We then went to the district for designer fabrics (and every other kind) so that Deb could look for a cotton knit for the Diane von Furstenberg wrap-around she wants to make. She had a great time in the major fabric stores (one was 6 floors of fabric) but our only take-away was a dish towel!

Our last task of the day was to pick up the car we will drive for the next 72 days. I’d been wondering how I could sweet-talk the agent into giving us the car they implicitly promised (a VW Golf; the contract says “Golf or similar” and we’ve been round that barn before). BUT amazingly, they noticed that we were dropping the car off in Pisa and as they had an Alfa Romeo coupe with Italian plates which they wanted to get back in Italy, they offered it to us. Very nice car!!! (Photos tomorrow.) Very difficult drive from l’Etoile to Dani’s (repeat after me: anything on the right, including traffic entering a rotary (!!), has the right-of-way) but we made it.

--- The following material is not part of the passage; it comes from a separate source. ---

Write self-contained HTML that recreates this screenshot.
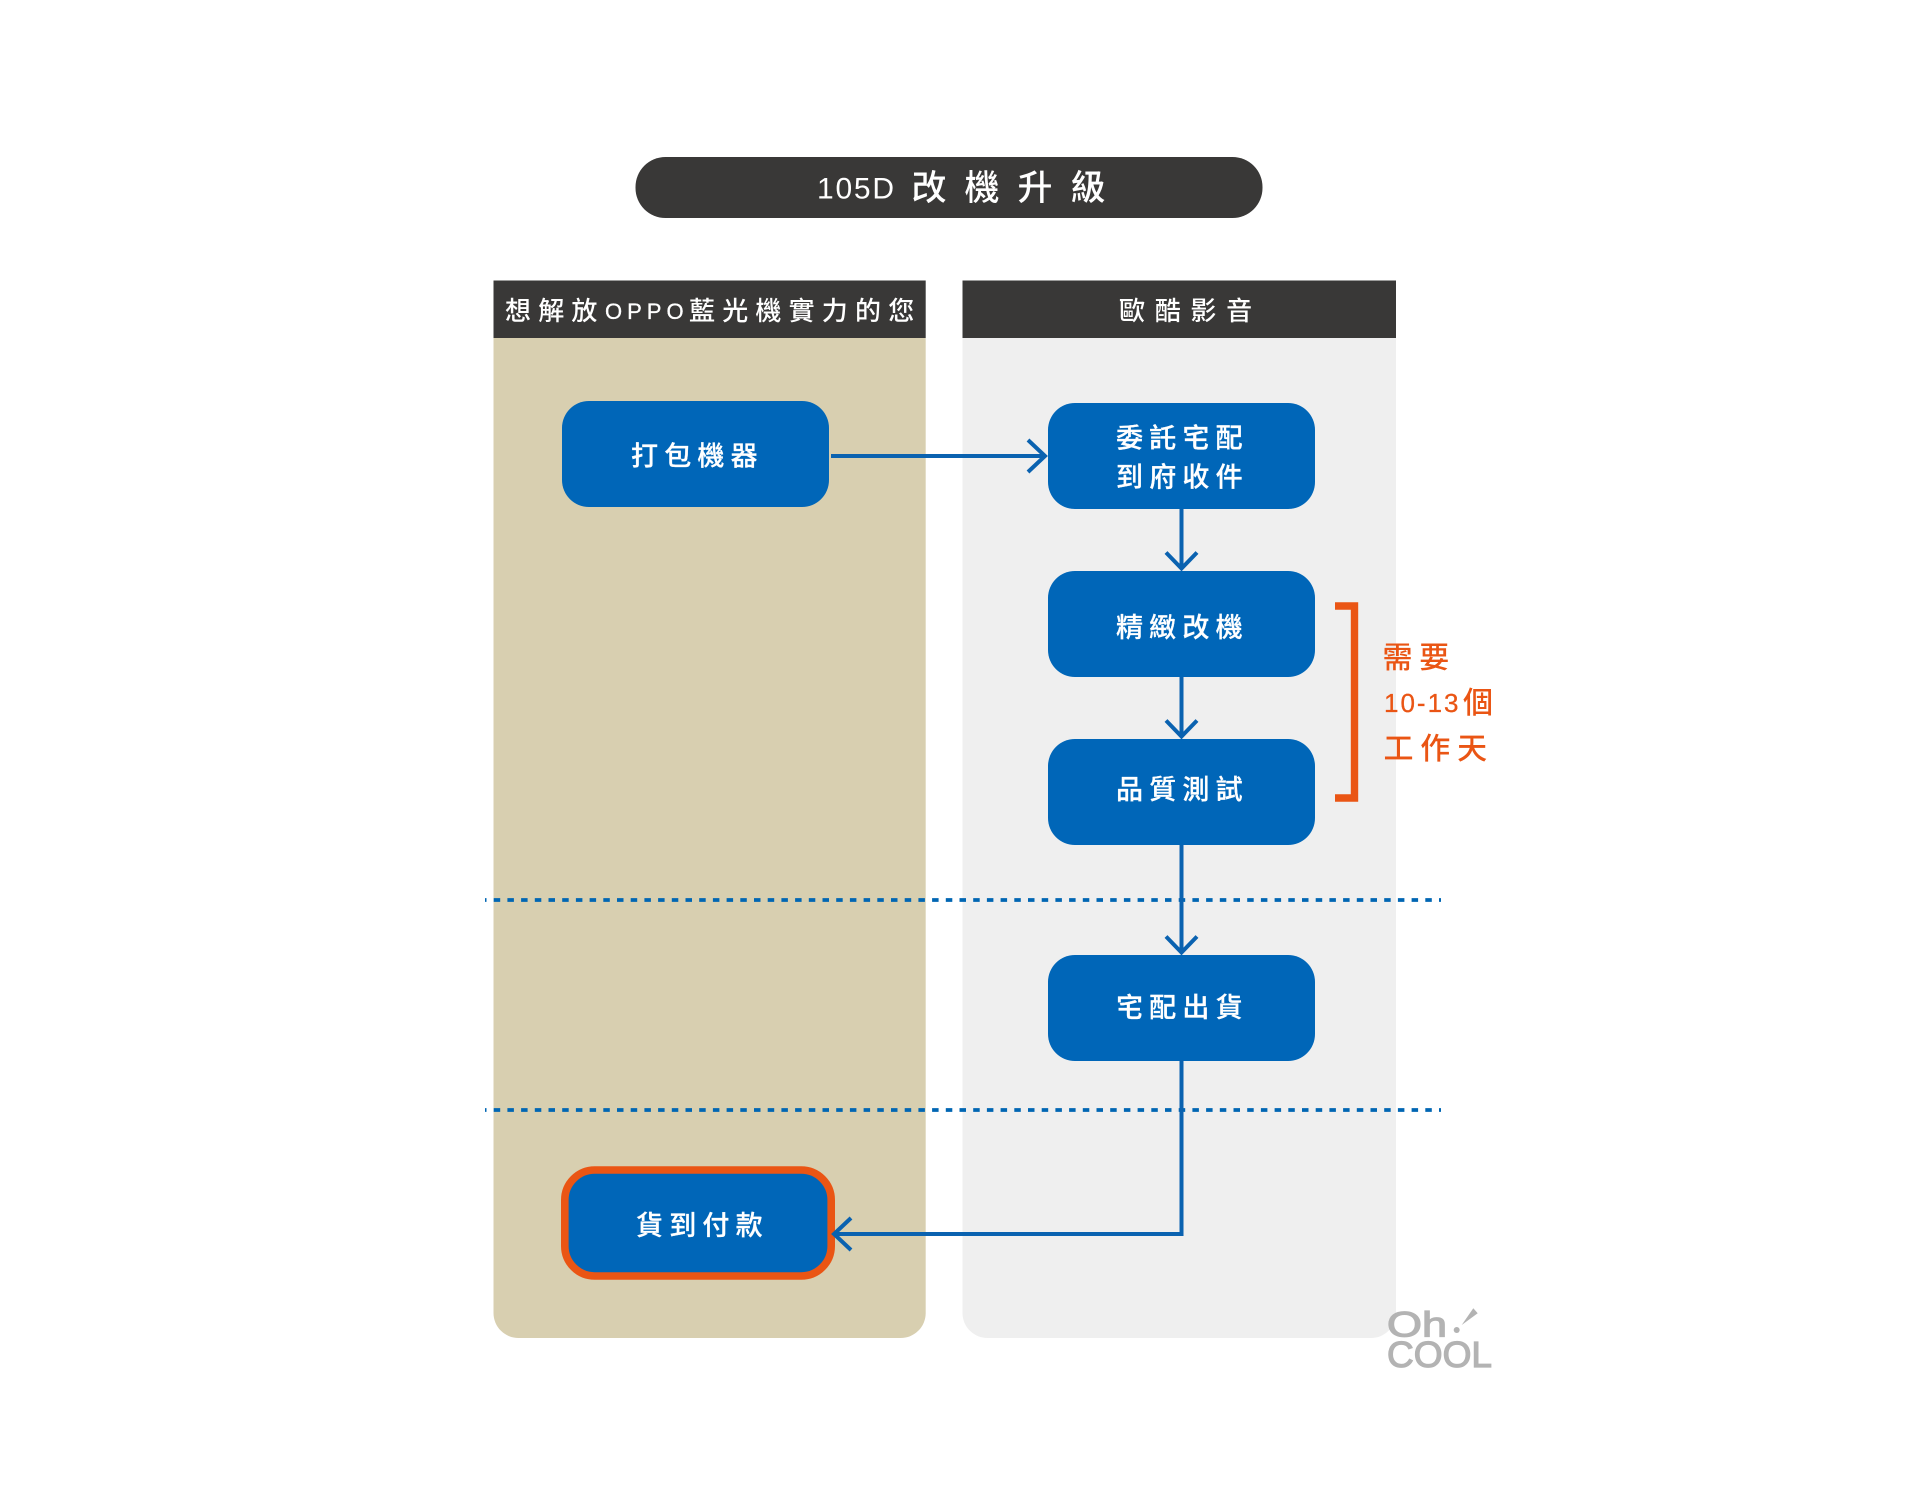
<!DOCTYPE html>
<html lang="zh-Hant"><head><meta charset="utf-8"><title>105D 改機升級</title>
<style>
html,body{margin:0;padding:0;background:#fff}
svg{display:block}
text{font-family:"Liberation Sans","Noto Sans CJK TC",sans-serif}
.n{fill:#fff;font-size:27px;letter-spacing:6.2px;font-weight:500;stroke:#fff;stroke-width:.25px}
.o{fill:#ea5514;font-size:30px;letter-spacing:6.8px;font-weight:500}
.h{fill:#fff;font-size:26px;letter-spacing:7.2px;font-weight:500}
</style></head><body>
<svg width="1920" height="1500" viewBox="0 0 1920 1500" xmlns="http://www.w3.org/2000/svg">
<rect width="1920" height="1500" fill="#fff"/>
<rect x="635.500" y="157" width="627" height="61" rx="30" fill="#393837"/>
<text x="817" y="198.500" fill="#fff" font-size="30" textLength="77" lengthAdjust="spacing">105D</text>
<text x="911.500" y="200" fill="#fff" font-size="35" letter-spacing="18" font-weight="500">改機升級</text>

<path d="M493.500 338H925.700V1313a25 25 0 0 1-25 25H518.500a25 25 0 0 1-25-25Z" fill="#d8cfb0"/>
<path d="M962.500 338H1396V1313a25 25 0 0 1-25 25H987.500a25 25 0 0 1-25-25Z" fill="#efefef"/>
<rect x="493.500" y="280.500" width="432.200" height="57.500" fill="#393837"/>
<rect x="962.500" y="280.500" width="433.500" height="57.500" fill="#393837"/>
<text class="h" x="505" y="320">想解放</text>
<text x="605" y="319" font-size="22" fill="#fff" letter-spacing="5" stroke="#fff" stroke-width=".3">OPPO</text>
<text class="h" x="689" y="320">藍光機實力的您</text>
<text class="h" x="1119" y="320" style="letter-spacing:9.7px">歐酷影音</text>

<path d="M485 900H1441M485 1110H1441" fill="none" stroke="#0066b3" stroke-width="3.800" stroke-dasharray="6.500 7.200" stroke-dashoffset="5"/>

<rect x="562" y="401" width="267" height="106" rx="27" fill="#0066b8"/>
<rect x="1048" y="403" width="267" height="106" rx="27" fill="#0066b8"/>
<rect x="1048" y="571" width="267" height="106" rx="27" fill="#0066b8"/>
<rect x="1048" y="739" width="267" height="106" rx="27" fill="#0066b8"/>
<rect x="1048" y="955" width="267" height="106" rx="27" fill="#0066b8"/>
<rect x="564.800" y="1170" width="266.400" height="106" rx="30" fill="#0066b8" stroke="#ea5514" stroke-width="7.600"/>

<g fill="none" stroke="#0a62b0" stroke-width="4">
<path d="M831 456H1045"/>
<path d="M1028 440L1045 456L1028 472"/>
<path d="M1181.500 509V569"/>
<path d="M1166 552.500L1181.500 568.500L1197 552.500"/>
<path d="M1181.500 677V737"/>
<path d="M1166 720.500L1181.500 736.500L1197 720.500"/>
<path d="M1181.500 845V953"/>
<path d="M1166 936.500L1181.500 952.500L1197 936.500"/>
<path d="M1181.500 1060V1234H834"/>
<path d="M851 1218L834 1234L851 1250"/>
</g>

<text class="n" x="631" y="465.500">打包機器</text>
<text class="n" x="1116" y="447.500">委託宅配</text>
<text class="n" x="1116" y="486.500">到府收件</text>
<text class="n" x="1116" y="637">精緻改機</text>
<text class="n" x="1116" y="799">品質測試</text>
<text class="n" x="1116" y="1017">宅配出貨</text>
<text class="n" x="636" y="1235">貨到付款</text>

<path d="M1335 606H1354.500V798H1335" fill="none" stroke="#ea5514" stroke-width="7.400"/>
<text class="o" x="1382.500" y="668">需要</text>
<text x="1384" y="712" font-size="26" fill="#ea5514" letter-spacing="2" stroke="#ea5514" stroke-width=".3">10-13</text>
<text class="o" x="1463" y="713">個</text>
<text class="o" x="1383.500" y="759">工作天</text>

<g fill="#b3b3b3" stroke="#b3b3b3" stroke-width="1.200">
<text x="1387" y="1336.500" font-size="35" textLength="60" lengthAdjust="spacingAndGlyphs">Oh</text>
<text x="1387" y="1367" font-size="36" textLength="105" lengthAdjust="spacingAndGlyphs">COOL</text>
</g>
<circle cx="1456.700" cy="1330" r="3" fill="#b3b3b3"/>
<path d="M1461.700 1325L1473.300 1308.300L1477.700 1313.300Z" fill="#b3b3b3"/>
</svg>
</body></html>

Sorry it wasn’t much of a day for interesting pictures. But it is strawberry season and we’re doing our part:


Paris dead but Louvre open

May 24, 2010

Monday, May 24 – Paris: Today, everyone’s taking it easy for Pentecost but we needed to make up for some lost time so we paid our third visit to the Louvre. The famous:

and my favorite, the ivories:

We were surprised as we cruised the Italian paintings in the Grande Galerie to see three Caravaggios, including the Death of the Virgin, refused by the Neopolitan church which commissioned it because the virgin looked rather too human. Within a few decades, it had made its way into the hands of Louis XIV.

Lunch at a rather mediocre place with our first croque-madame:

(Deb in the pink linen dress on the right.)